Nitrogen has no effect on any of this, except as a gas to fill up the non-oxygen part of the mix, and, for divers a gas that will be absorbed under high pressures and released from tissues as pressures decrease. "The bends" is just nitrogen coming out of solution too fast and forming bubbles which block blood vessels.
CO2, on the other hand, is poisonous. I don't recall what the levels are, but above a certain ppCO2, you pass out and then die. CO2 must be removed from your breathing gas. This isn't an issue for open circuit SCUBA divers, whose exhalations float off to the surface, but it's important for rebreather divers and, obviously, for astronauts and others in sealed environments.

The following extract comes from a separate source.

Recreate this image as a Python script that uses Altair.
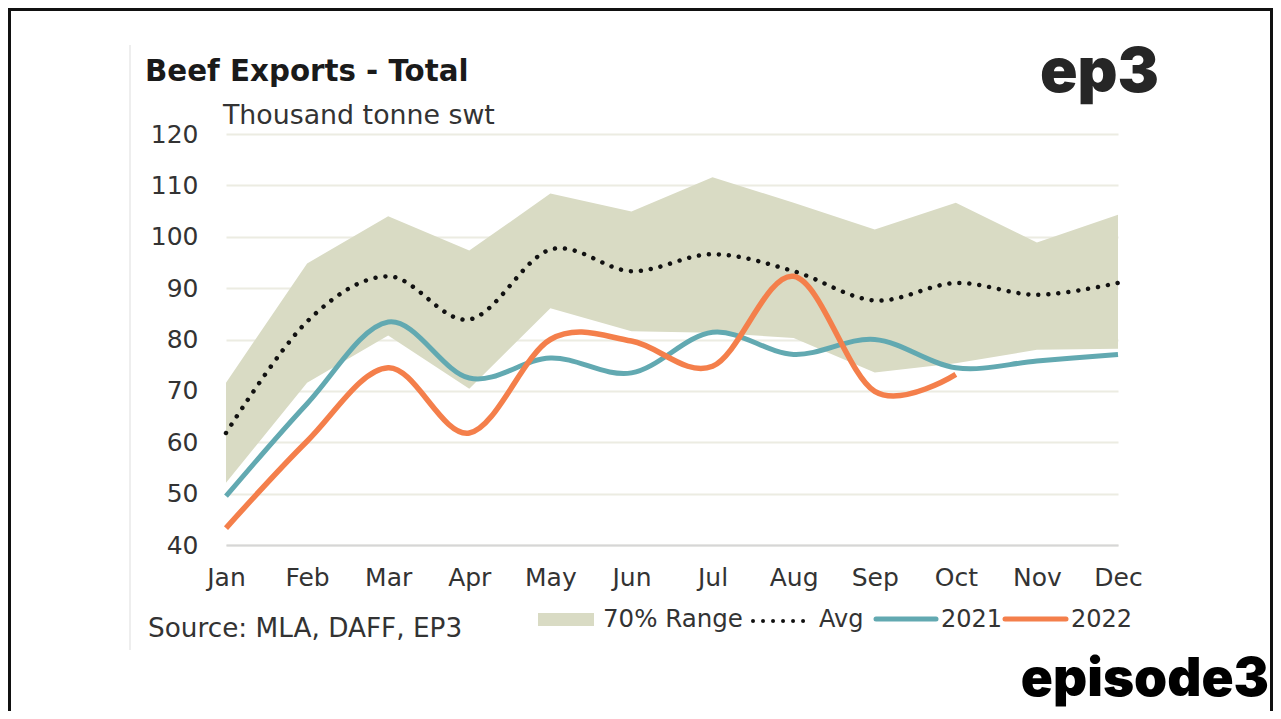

Bringing this back to the topic at hand, 17% O2 shouldn't be a problem for anyone of normal cardiovascular health unless the data center is located on a high mountain peak. Someone who has some lung injury or deficient circulation wouldn't want to work in such a data center, but most such people routinely use a nasal flow of pure O2 anyway so, again, it shouldn't be a problem.
Note to ACs: I usually delete AC replies without reading them. If you want to talk to me, log in.
"I was *trying* to point out that you don't want to get too carried away by 'inerting' areas because there are consequences- while you may become sleepy and tired from CO poisoning, or disoriented, hot, and suffocating from CO2 poisoning, people will not experience warning symptoms with N2 poisoning- they'll simply keel over."
You will only get the "simply keel over" effect if oxygen levels are 0 (or close to it), like if you suck on a hose spouting pure nitrogen. The same thing will happen if you start breathing pure CO2. If you are in an environment where your body cannot get the oxygen it needs, you will simply die. If on the other hand you get a more gradual fall in oxygen levels (which would be the most common failure scenario here, as well as in most everyday situations where CO2 levels rise), you will feel side effects first. And anyways, as long as you have reasonable safety precautions, its still not going to rise to the level of "They'd better make damn sure NO ONE can defeat the safeties to get into that room", like you said in your first post. I mean if you are going to keep people out of any enclosure where there may be a drop in oxygen levels, you would also have to keep them out of houses and apartments that are heated with natural gas (which may result in a methane leak).
"Just simple information that your average person might not have known about..."
I'm pretty sure the average person knows you need oxygen to breathe.
Mathematics is made of 50 percent formulas, 50 percent proofs, and 50 percent imagination.